What were the main occupancy conditions for a property to qualify as an FHL?+
To qualify as a Furnished Holiday Letting, a property had to meet three conditions: the availability condition (available to let for at least 210 days a year), the letting condition (actually let for 105 days a year), and the pattern of occupation condition (not having more than 155 days of longer-term lets).
What happened if a property didn't meet the 105-day letting condition under the old rules?+
HMRC allowed for flexibility. An owner could make an 'averaging election' if they owned multiple FHLs and the average letting days met the threshold. There was also a 'period of grace election' if there was a genuine intention to meet the threshold, allowing the property to still qualify for up to two consecutive years.

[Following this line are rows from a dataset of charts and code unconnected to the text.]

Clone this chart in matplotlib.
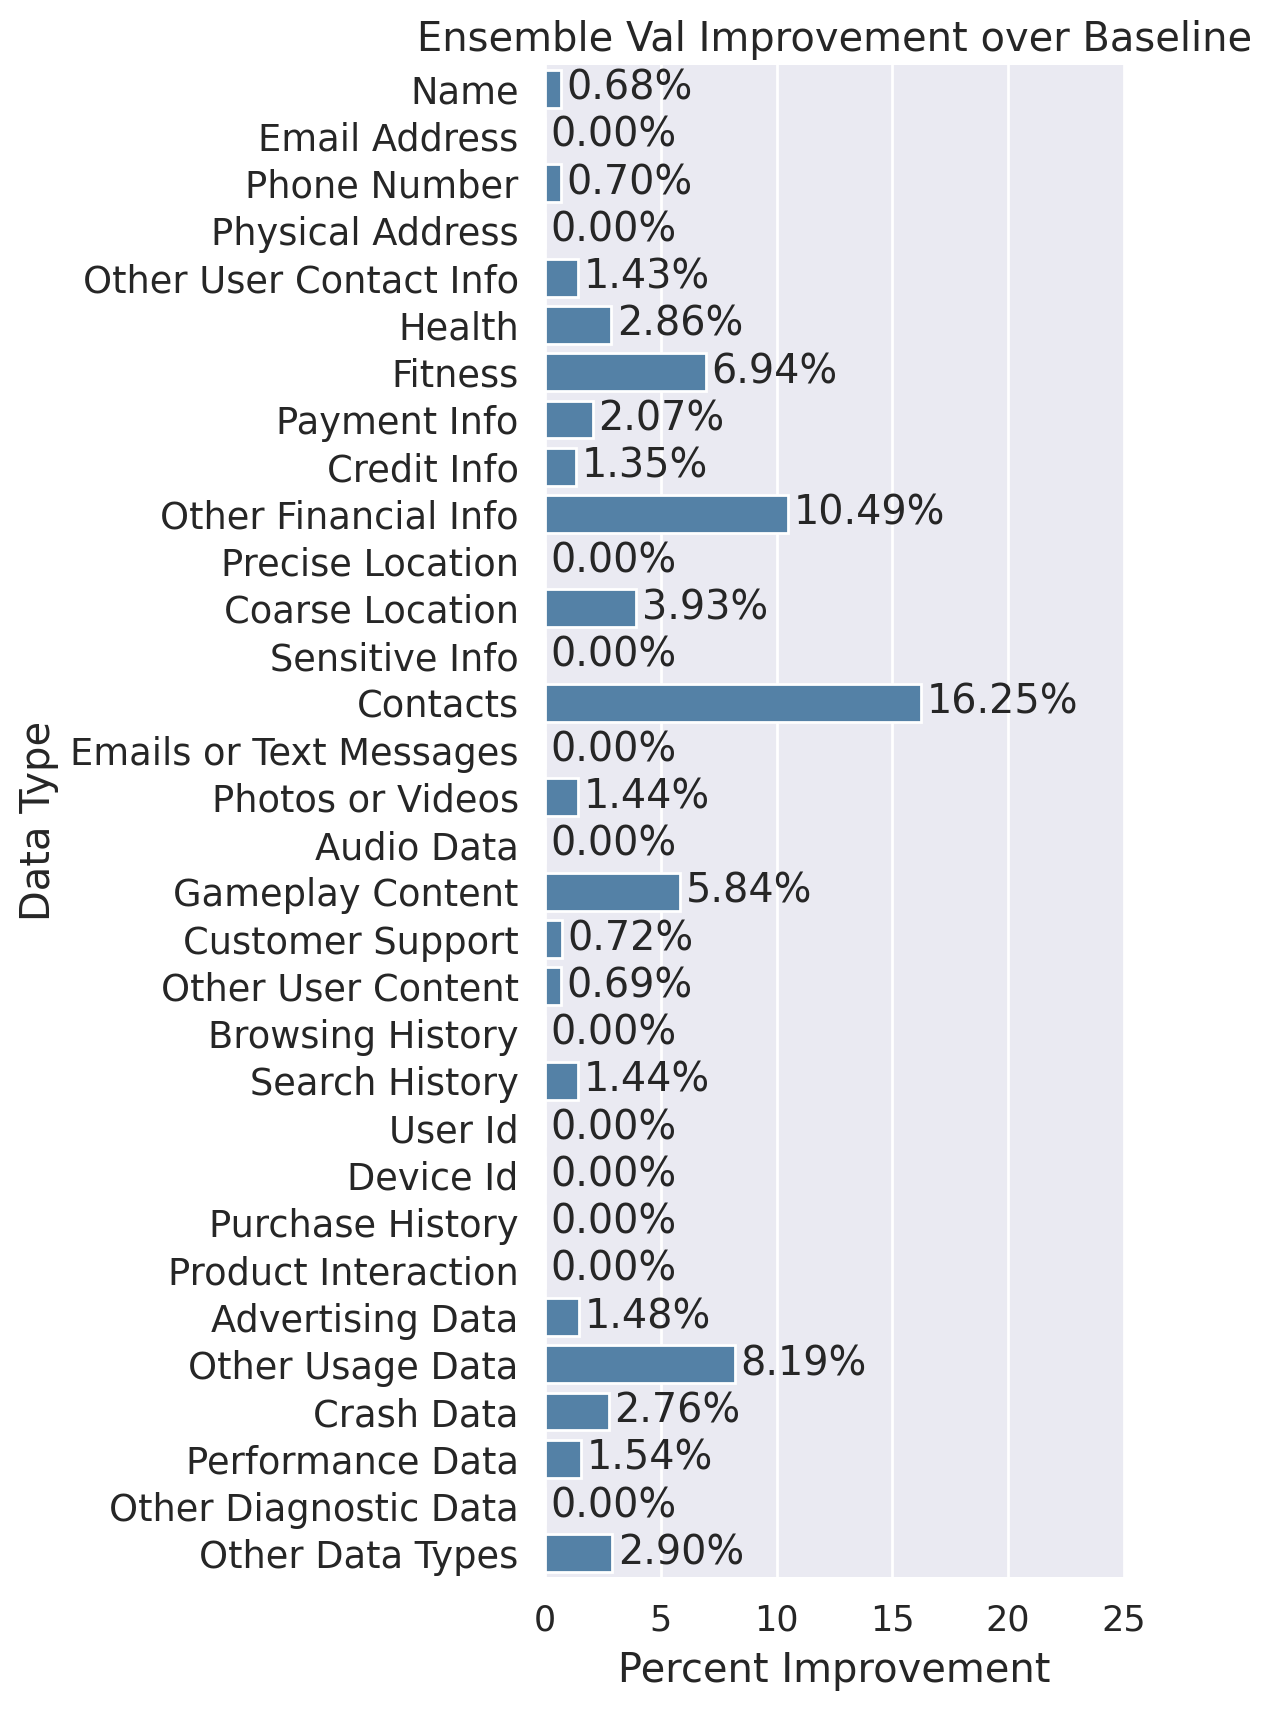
import numpy as np
import matplotlib
matplotlib.use("Agg")
import matplotlib.pyplot as plt

# values
data_types = [
	"Name", "Email Address", "Phone Number", "Physical Address",
	"Other User Contact Info", "Health", "Fitness", "Payment Info",
	"Credit Info", "Other Financial Info", "Precise Location",
	"Coarse Location", "Sensitive Info", "Contacts",
	"Emails or Text Messages", "Photos or Videos", "Audio Data",
	"Gameplay Content", "Customer Support", "Other User Content",
	"Browsing History", "Search History", "User Id", "Device Id",
	"Purchase History", "Product Interaction", "Advertising Data",
	"Other Usage Data", "Crash Data", "Performance Data",
	"Other Diagnostic Data", "Other Data Types",
]
improvement = [
	0.68, 0.00, 0.70, 0.00,
	1.43, 2.86, 6.94, 2.07,
	1.35, 10.49, 0.00,
	3.93, 0.00, 16.25,
	0.00, 1.44, 0.00,
	5.84, 0.72, 0.69,
	0.00, 1.44, 0.00, 0.00,
	0.00, 0.00, 1.48,
	8.19, 2.76, 1.54,
	0.00, 2.90,
]
x_ticks = [0, 5, 10, 15, 20, 25]

text_color = "#262626"
plt.rcParams.update({
	"font.family": ["DejaVu Sans"],
	"text.color": text_color,
	"axes.labelcolor": text_color,
	"xtick.color": text_color,
	"ytick.color": text_color,
})

fig = plt.figure(figsize=(6.36, 8.56), dpi=200)
ax = fig.add_axes([0.4285, 0.0789, 0.4551, 0.8831])
ax.set_facecolor("#EAEAF2")
for s in ax.spines.values():
	s.set_visible(False)

y = np.arange(len(data_types))
bars = ax.barh(y, improvement, height=0.8, color="#5481a6",
	edgecolor="white", linewidth=1, zorder=2)

ax.bar_label(bars, labels=["{:.2f}%".format(v) for v in improvement],
	padding=2, fontsize=14.3, color=text_color)

ax.set_yticks(y)
ax.set_yticklabels(data_types)
ax.set_ylim(len(data_types) - 0.5, -0.5)
ax.set_xlim(0, 25)
ax.set_xticks(x_ticks)

ax.xaxis.grid(True, color="white", linewidth=1, zorder=0)
ax.yaxis.grid(False)
ax.set_axisbelow(True)
ax.tick_params(axis="both", length=0, pad=9.5)
ax.tick_params(axis="y", labelsize=13.25)
ax.tick_params(axis="x", labelsize=12.6)

ax.set_xlabel("Percent Improvement", fontsize=14.4, labelpad=5)
ax.set_ylabel("Data Type", fontsize=14.4)
ax.set_title("Ensemble Val Improvement over Baseline", fontsize=14.4, pad=5)

fig.savefig("out.png", dpi=200)
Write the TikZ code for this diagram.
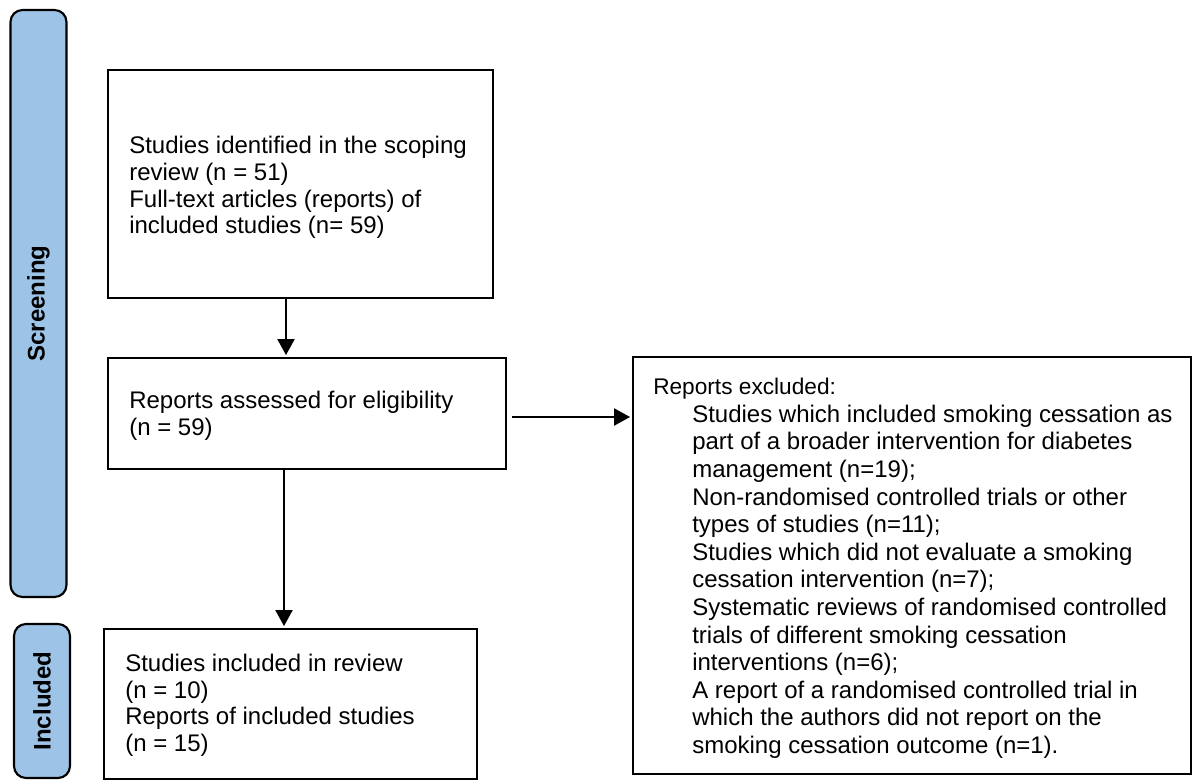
\documentclass[tikz,border=0pt]{standalone}
\usepackage{fontspec}
\setmainfont{Liberation Sans}
\usetikzlibrary{arrows.meta}
\definecolor{stagefill}{RGB}{157,195,230}
\begin{document}
\begin{tikzpicture}[x=0.75pt,y=-0.75pt,
  frame/.style={draw, line width=1.8pt, anchor=north west, inner sep=0pt},
  body/.style={anchor=west, align=left, inner sep=0pt, font=\fontsize{18}{20}\selectfont},
  stage/.style={draw, line width=1.6pt, fill=stagefill, rounded corners=9pt, rotate=90,
    inner sep=0pt, font=\fontsize{18}{20}\selectfont\bfseries},
  flow/.style={line width=0.8pt, -{Triangle[length=12pt,width=13pt]}, shorten >=1.5pt}]
\useasboundingbox (0,0) rectangle (1192,781);

% stage bars on the left
\node[stage, minimum width={587*0.75pt}, minimum height={56*0.75pt}] (scr) at (38.5,303.5) {Screening};
\node[stage, minimum width={154*0.75pt}, minimum height={56*0.75pt}] (inc) at (42,701) {Included};

% flow boxes
\node[frame, minimum width={385*0.75pt}, minimum height={228*0.75pt}] (b1) at (107,69) {};
\node[frame, minimum width={398*0.75pt}, minimum height={111*0.75pt}] (b2) at (107,357) {};
\node[frame, minimum width={558*0.75pt}, minimum height={417*0.75pt}] (b3) at (632,356) {};
\node[frame, minimum width={373*0.75pt}, minimum height={150*0.75pt}] (b4) at (103,628) {};

% box texts
\node[body] (t1) at ([xshift=16.5pt, yshift=-2.5pt]b1.west)
  {Studies identified in the scoping\\review (n = 51)\\Full-text articles (reports) of\\included studies (n= 59)};
\node[body] (t2) at ([xshift=16.5pt, yshift=-1.5pt]b2.west)
  {Reports assessed for eligibility\\(n = 59)};
\node[body, font=\fontsize{18}{20.7}\selectfont] (t3) at ([xshift=15.75pt, yshift=-2pt]b3.west)
  {{\fontsize{17}{20}\selectfont Reports excluded:}\\
   \hspace*{29.25pt}Studies which included smoking cessation as\\
   \hspace*{29.25pt}part of a broader intervention for diabetes\\
   \hspace*{29.25pt}management (n=19);\\
   \hspace*{29.25pt}Non-randomised controlled trials or other\\
   \hspace*{29.25pt}types of studies (n=11);\\
   \hspace*{29.25pt}Studies which did not evaluate a smoking\\
   \hspace*{29.25pt}cessation intervention (n=7);\\
   \hspace*{29.25pt}Systematic reviews of randomised controlled\\
   \hspace*{29.25pt}trials of different smoking cessation\\
   \hspace*{29.25pt}interventions (n=6);\\
   \hspace*{29.25pt}A report of a randomised controlled trial in\\
   \hspace*{29.25pt}which the authors did not report on the\\
   \hspace*{29.25pt}smoking cessation outcome (n=1).};
\node[body] (t4) at ([xshift=16.5pt, yshift=-0.75pt]b4.west)
  {Studies included in review\\(n = 10)\\Reports of included studies\\(n = 15)};

% connectors
\coordinate (ax1) at (286,0);
\coordinate (ax2) at (284,0);
\coordinate (ay) at (0,417);
\draw[flow] (b1.south -| ax1) -- (b2.north -| ax1);
\draw[flow] (b2.south -| ax2) -- (b4.north -| ax2);
\draw[flow, shorten <=3.75pt] (b2.east |- ay) -- (b3.west |- ay);
\end{tikzpicture}
\end{document}
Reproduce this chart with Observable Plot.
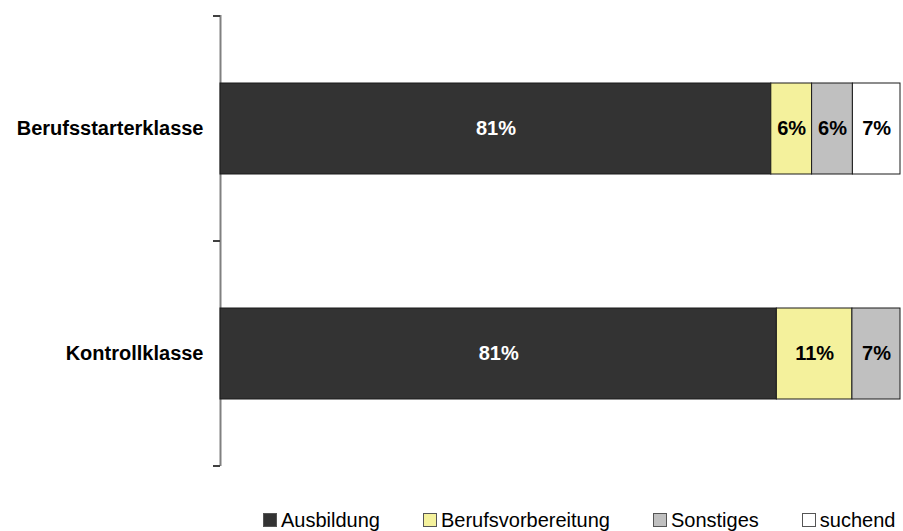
<!DOCTYPE html>
<html>
<head>
<meta charset="utf-8">
<script src="https://cdn.jsdelivr.net/npm/d3@7"></script>
<script src="https://cdn.jsdelivr.net/npm/@observablehq/plot@0.6"></script>
<style>
  html, body { margin: 0; padding: 0; background: #fff; }
  body { width: 903px; height: 531px; overflow: hidden; font-family: "Liberation Sans", Arial, sans-serif; }
  #legend { display: flex; align-items: center; margin-left: 263px; margin-top: 11px; height: 18px; font-size: 20px; color: #000; }
  .item { display: flex; align-items: center; margin-right: 43px; white-space: nowrap; }
  .item:last-child { margin-right: 0; }
  .sw { width: 12px; height: 12px; border: 1px solid #555; margin-right: 4px; box-sizing: content-box; }
</style>
</head>
<body>
<div id="chart"></div>
<div id="legend"></div>
<script>
// ---- data ----
const categories = ["Berufsstarterklasse", "Kontrollklasse"];
const series = ["Ausbildung", "Berufsvorbereitung", "Sonstiges", "suchend"];
const berufsstarterValues = [81, 6, 6, 7];
const kontrollValues = [81, 11, 7, 0];
const seriesColors = ["#333333", "#f4f19c", "#c0c0c0", "#ffffff"];
const labelColors = ["#ffffff", "#000000", "#000000", "#000000"];

const valuesByCategory = [berufsstarterValues, kontrollValues];
const rows = [];
categories.forEach((c, ci) => {
  series.forEach((s, si) => {
    const v = valuesByCategory[ci][si];
    if (v > 0) rows.push({category: c, series: s, value: v, label: v + "%", labelColor: labelColors[si]});
  });
});

// tick marks at band boundaries (Excel-style category axis)
function boundaryTicks(index, scales, values, dimensions) {
  const y = scales.y;
  const bw = typeof y.bandwidth === "function" ? y.bandwidth() : 0;
  const x0 = scales.x(0);
  const ys = categories.map(c => y(c));
  ys.push(y(categories[categories.length - 1]) + bw);
  const g = d3.create("svg:g");
  g.selectAll("line").data(ys).join("line")
    .attr("x1", x0 - 7).attr("x2", x0)
    .attr("y1", d => d).attr("y2", d => d)
    .attr("stroke", "#404040").attr("stroke-width", 2);
  return g.node();
}

const chart = Plot.plot({
  width: 903,
  height: 500,
  marginTop: 15,
  marginBottom: 34,
  marginLeft: 220,
  marginRight: 3,
  style: {fontFamily: "'Liberation Sans', Arial, sans-serif", fontSize: "20px", background: "#fff"},
  x: {axis: null, domain: [0, 1]},
  y: {domain: categories, padding: 0, axis: null},
  color: {domain: series, range: seriesColors},
  marks: [
    Plot.ruleX([0], {stroke: "#808080", strokeWidth: 2}),
    boundaryTicks,
    Plot.barX(rows, Plot.stackX({
      offset: "normalize",
      x: "value", y: "category", fill: "series",
      stroke: "#1a1a1a", strokeWidth: 1,
      insetTop: 67, insetBottom: 67
    })),
    Plot.text(rows, Plot.stackX({
      offset: "normalize",
      x: "value", y: "category", text: "label",
      fill: "labelColor", fontWeight: "bold", fontSize: 20
    })),
    Plot.axisY({tickSize: 0, tickPadding: 17, fontWeight: "bold", fontSize: 20, label: null, color: "#000"})
  ]
});
document.getElementById("chart").appendChild(chart);

// legend
const legend = d3.select("#legend");
series.forEach((s, i) => {
  const it = legend.append("div").attr("class", "item");
  it.append("div").attr("class", "sw").style("background", seriesColors[i]);
  it.append("span").text(s);
});
</script>
</body>
</html>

How were FHL profits treated for pension and National Insurance purposes?+
Profits from an FHL were considered 'net relevant earnings' for pension contributions, a significant tax advantage. However, the income was generally not subject to Class 2 or Class 4 National Insurance Contributions. The pension benefit was lost with the abolition of the FHL regime in 2025.
Is a holiday let still subject to Business Rates instead of Council Tax?+
Yes, this aspect remains largely unchanged. If your self-catering property in England is available to let for 140 days or more a year, it will generally be rated for Business Rates rather than Council Tax. Different rules and thresholds apply in Scotland and Wales, so it is important to check with the local council.